よく考えれば、“実質的な開発期間”がみえてくる

 これは、「順調に進まないケースも想定した“実質的な開発期間”を、現実的な視点であらためて見直してみよう」という意味です。この例の場合、「納期3カ月」、すなわち「システムのカットオーバーまで3カ月」ということですが、本当に“きっかり3カ月”なのでしょうか?

 まず確認すべきはカットオーバーする具体的な日付です。これはシステム開発に携わる方であれば、皆やっていることと思います。例えば「3カ月でカットオーバー」といっても、現在が2009年7月18日だとしたら、「2009年10月18日」より、「2009年11月1日」と考える方が現実的ではないでしょうか?

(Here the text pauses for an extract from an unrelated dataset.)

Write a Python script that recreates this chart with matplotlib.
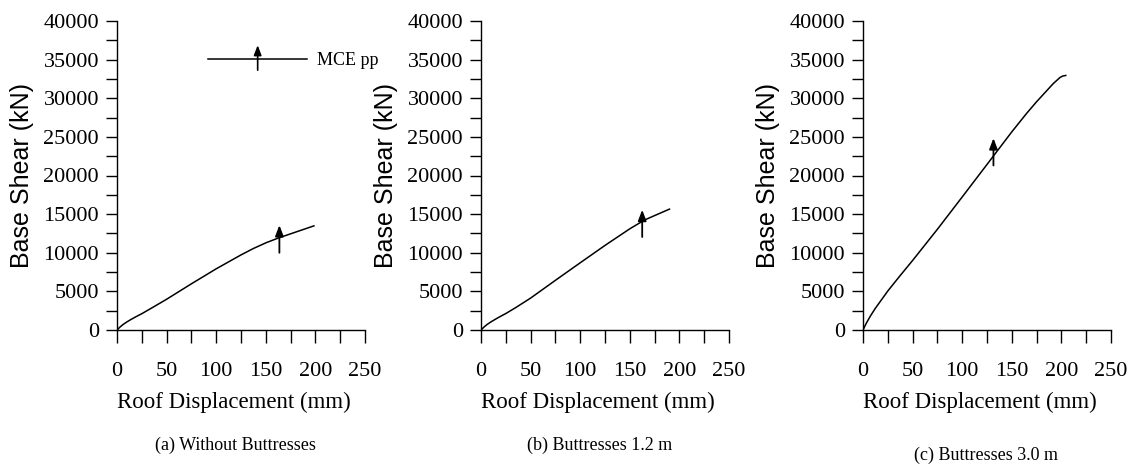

 それを顧客企業に確認して、推測が正しかったとすると、厳密には3カ月に加えて「10日間ほどの余裕」という“のりしろ”を確保できたことになります。“のりしろ”の有無は詳細スケジュールを組むうえで重要なポイントとなるので、必ず確認しておきましょう。

 正式な日付を確認すると、また別の疑問がわいてきます。それは「顧客企業は本当に、11月1日にすべての処理をオペレーションするのだろうか?」、換言すれば「本当に11月1日までに、開発案件に含まれるすべての処理機能が必要なのだろうか?」ということです。

  処理といってもいろいろありますが、例えば 「棚卸し処理」などの利用時期は期末が一般的です。月に一度は棚卸しをするという企業でも、処理をするのは月末でしょう。従って「棚卸し処理」と「月次の更新処理」機能などは、厳密にいえば「11月1日に必要不可欠な処理ではない」と判断することができます。ここでまた新たな“余裕”が確保できました。

 これが今回の考え方のポイントです。まず最初にカットオーバーの日付を確認したら、数ある処理を「カットオーバーまでに不可欠な処理」と「不可欠でない処理」に分ける(注1)のです。これだけで“実質的な開発期間”を伸ばすことができます。これは、金融機関の大規模システムなどを構築する際に、以前からよく用いられている考え方です(注2)。


注1: あえて言及しませんでしたが、ハードウェアやソフトウェアの基本設計・構築は、むろん「カットオーバーまでに不可欠」です。この2分割法の対象となるのは、基本的にハードウェア・ソフトウェアの“作り込み”にかかわる各種処理機能です。

注2: ただ、金融システムの場合、カットオーバー日に必要な処理と、そうでない処理を分けるのは、「顧客の期待に応えるため」というよりは、 大規模開発のため、「この日でないと、その処理機能を完成させられないため」というケースが多いのが実情です。最終的なカットオーバー日も各処理機能の完成日程を積み上げて決めるのが一般的です。ここでは開発期間確保のための基本的な考え方を理解してもらうために例示しました。